Para poder passar nas provas – divididas em três etapas – e ingressar na Universidade de Arte de Tóquio, Yatora precisa fazer um cursinho para melhorar suas novas habilidades de pintura. Neste cursinho ele conhece Takahashi Yotasuke. Um jovem talentoso e inacessível, insociável, mas Yatora de alguma forma está sempre tentando estender a mão da amizade para ele. Yotasuke na verdade não gosta de Yatora porque ele o percebe do jeito que os nerds estereotipados costumavam olhar para “normies”, ou “riajuu”, já que estamos no contexto de anime. Então Yotasuke acha que Yatora é um garoto legal e um estudante honroso e esforçado que procura adicionar outro ponto à sua longa lista de “lugares para pertencer”. Ele sente que Yatora não deve querer a mesma coisa que ele, pois Yatosuke não é “deste mundo” e já tem tudo. É claro que isso vem da própria dificuldade de Yotasuke em ser sociável ou se destacar em qualquer outra coisa. Apesar de todas essas dificuldades sociais, Yotasuke não parece odiá-lo completamente, e Yatora é importante para ele porque ele é o primeiro contato não familiar que salvou em seu celular. =)

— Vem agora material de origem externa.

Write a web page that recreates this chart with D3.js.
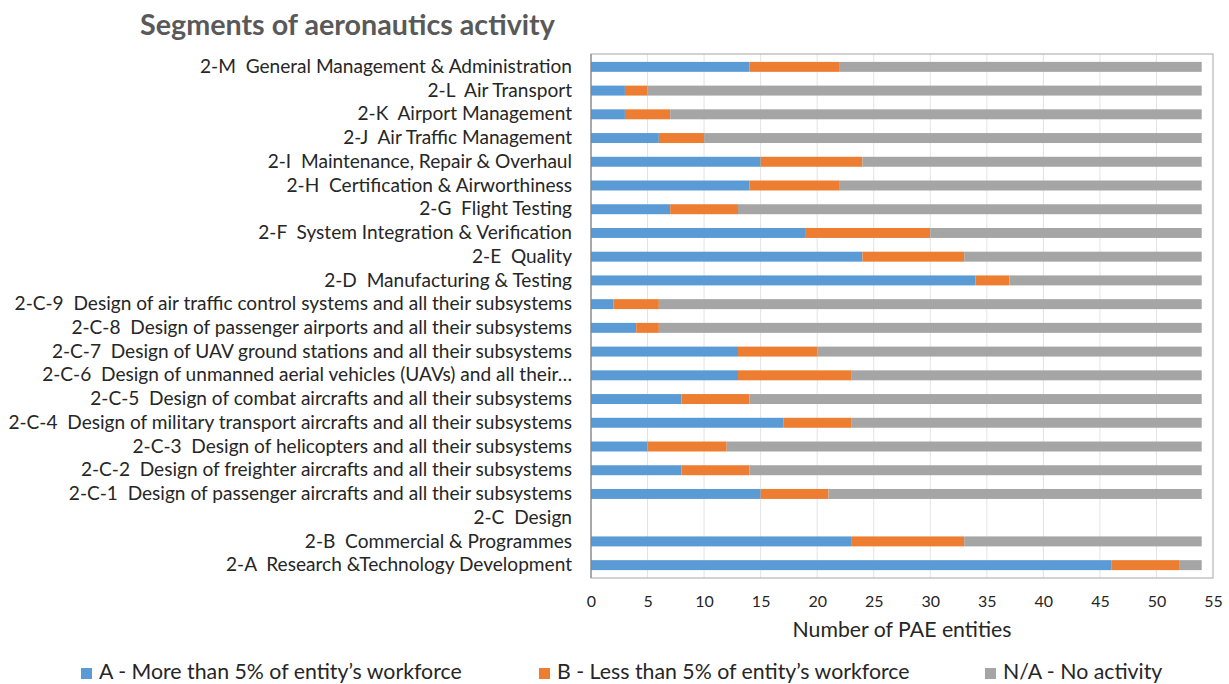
<!DOCTYPE html>
<html>
<head>
<meta charset="utf-8">
<script src="https://cdn.jsdelivr.net/npm/d3@7"></script>
<style>
  body { margin: 0; background: #fff; }
  svg text { font-family: Lato, "Open Sans", sans-serif; }
</style>
</head>
<body>
<div id="chart"></div>
<script>
// categories top to bottom
const categories = [
  "2-M  General Management & Administration",
  "2-L  Air Transport",
  "2-K  Airport Management",
  "2-J  Air Traffic Management",
  "2-I  Maintenance, Repair & Overhaul",
  "2-H  Certification & Airworthiness",
  "2-G  Flight Testing",
  "2-F  System Integration & Verification",
  "2-E  Quality",
  "2-D  Manufacturing & Testing",
  "2-C-9  Design of air traffic control systems and all their subsystems",
  "2-C-8  Design of passenger airports and all their subsystems",
  "2-C-7  Design of UAV ground stations and all their subsystems",
  "2-C-6  Design of unmanned aerial vehicles (UAVs) and all their\u2026",
  "2-C-5  Design of combat aircrafts and all their subsystems",
  "2-C-4  Design of military transport aircrafts and all their subsystems",
  "2-C-3  Design of helicopters and all their subsystems",
  "2-C-2  Design of freighter aircrafts and all their subsystems",
  "2-C-1  Design of passenger aircrafts and all their subsystems",
  "2-C  Design",
  "2-B  Commercial & Programmes",
  "2-A  Research &Technology Development"
];
const seriesA  = [14, 3, 3, 6, 15, 14, 7, 19, 24, 34, 2, 4, 13, 13, 8, 17, 5, 8, 15, 0, 23, 46];
const seriesB  = [ 8, 2, 4, 4,  9,  8, 6, 11,  9,  3, 4, 2,  7, 10, 6,  6, 7, 6,  6, 0, 10,  6];
const seriesNA = [32,49,47,44, 30, 32,41, 24, 21, 17,48,48, 34, 31,40, 31,42,40, 33, 0, 21,  2];
const seriesNames = [
  "A - More than 5% of entity\u2019s workforce",
  "B - Less than 5% of entity\u2019s workforce",
  "N/A - No activity"
];
const xTicks = [0, 5, 10, 15, 20, 25, 30, 35, 40, 45, 50, 55];

const W = 1229, H = 684;
const plot = {left: 591, right: 1213, top: 55, bottom: 577};
const colors = ["#5B9BD5", "#ED7D31", "#A5A5A5"];

// scale a text's font size so it spans the width seen in the reference
function fitWidth(sel, target) {
  const node = sel.node();
  const fs = +sel.attr("font-size");
  const w = node.getComputedTextLength();
  sel.attr("font-size", fs * target / w);
  return fs * target / w;
}

const rows = categories.map((c, i) => ({cat: c, A: seriesA[i], B: seriesB[i], NA: seriesNA[i]}));
const stack = d3.stack().keys(["A", "B", "NA"])(rows);

const svg = d3.select("#chart").append("svg")
  .attr("width", W).attr("height", H);

const x = d3.scaleLinear().domain([0, 55]).range([plot.left, plot.right]);
const y = d3.scaleBand().domain(categories)
  .range([plot.top, plot.bottom]).paddingInner(0.58).paddingOuter(0.29);

// title
const title = svg.append("text")
  .attr("x", 140).attr("y", 35)
  .attr("font-size", 26).attr("font-weight", "bold")
  .attr("fill", "#595959")
  .text("Segments of aeronautics activity");
fitWidth(title, 415);

// gridlines
svg.append("g")
  .selectAll("line")
  .data(xTicks.slice(1, -1))
  .enter().append("line")
  .attr("x1", d => x(d)).attr("x2", d => x(d))
  .attr("y1", plot.top - 1).attr("y2", plot.bottom + 1)
  .attr("stroke", "#E3E3E3");

// frame
svg.append("rect")
  .attr("x", plot.left).attr("y", plot.top - 1)
  .attr("width", plot.right - plot.left).attr("height", plot.bottom - plot.top + 2)
  .attr("fill", "none").attr("stroke", "#A6A6A6");

// bars
svg.append("g").selectAll("g")
  .data(stack)
  .enter().append("g")
  .attr("fill", (d, i) => colors[i])
  .selectAll("rect")
  .data(d => d)
  .enter().append("rect")
  .attr("x", d => x(d[0]))
  .attr("width", d => x(d[1]) - x(d[0]))
  .attr("y", d => y(d.data.cat))
  .attr("height", y.bandwidth());

// left axis line
svg.append("line")
  .attr("x1", plot.left).attr("x2", plot.left)
  .attr("y1", plot.top - 1).attr("y2", plot.bottom + 1)
  .attr("stroke", "#808080");

// category labels
const yAxis = svg.append("g")
  .attr("transform", `translate(${plot.left},0)`)
  .call(d3.axisLeft(y).tickSize(0).tickPadding(19));
yAxis.select(".domain").remove();
yAxis.selectAll("text")
  .attr("font-size", 16).attr("fill", "#262626")
  .style("white-space", "pre");
// size from the longest label (2-C-4), which spans x 8..572 in the reference
const longest = yAxis.selectAll("text").filter(d => d.startsWith("2-C-4"));
const labelSize = fitWidth(longest, 564);
yAxis.selectAll("text").attr("font-size", labelSize);

// x axis labels
const xAxis = svg.append("g")
  .attr("transform", `translate(0,${plot.bottom + 1})`)
  .call(d3.axisBottom(x).tickValues(xTicks).tickSize(0).tickPadding(18));
xAxis.select(".domain").remove();
xAxis.selectAll("text")
  .attr("font-size", 16).attr("fill", "#262626");

const xTitle = svg.append("text")
  .attr("x", (plot.left + plot.right) / 2).attr("y", 637)
  .attr("text-anchor", "middle")
  .attr("font-size", 19).attr("fill", "#262626")
  .text("Number of PAE entities");
fitWidth(xTitle, 219);

// legend
const legendX = [81, 539, 985];
let legendSize = 20;
seriesNames.forEach((name, i) => {
  svg.append("rect")
    .attr("x", legendX[i]).attr("y", 668)
    .attr("width", 11).attr("height", 11)
    .attr("fill", colors[i]);
  const t = svg.append("text")
    .attr("class", "legend-text")
    .attr("x", legendX[i] + 18).attr("y", 679)
    .attr("font-size", legendSize).attr("fill", "#262626")
    .text(name);
  if (i === 0) legendSize = fitWidth(t, 363);
});
svg.selectAll(".legend-text").attr("font-size", legendSize);
</script>
</body>
</html>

Yatora consegue passar nas provas e ingressar na Universidade de Arte de Tóquio? Só assistindo para descobrir.
Os únicos defeitos que achei em Blue Period são o ritmo aleatório do anime, que muitas vezes foi perdido em um borrão de grandes saltos de tempo. Talvez 24 episódios teriam sido um ajuste melhor para contar tudo que precisa. Porém, Blue Period é uma carta de amor à arte. É apaixonante e emocional. Vale a pena assistir.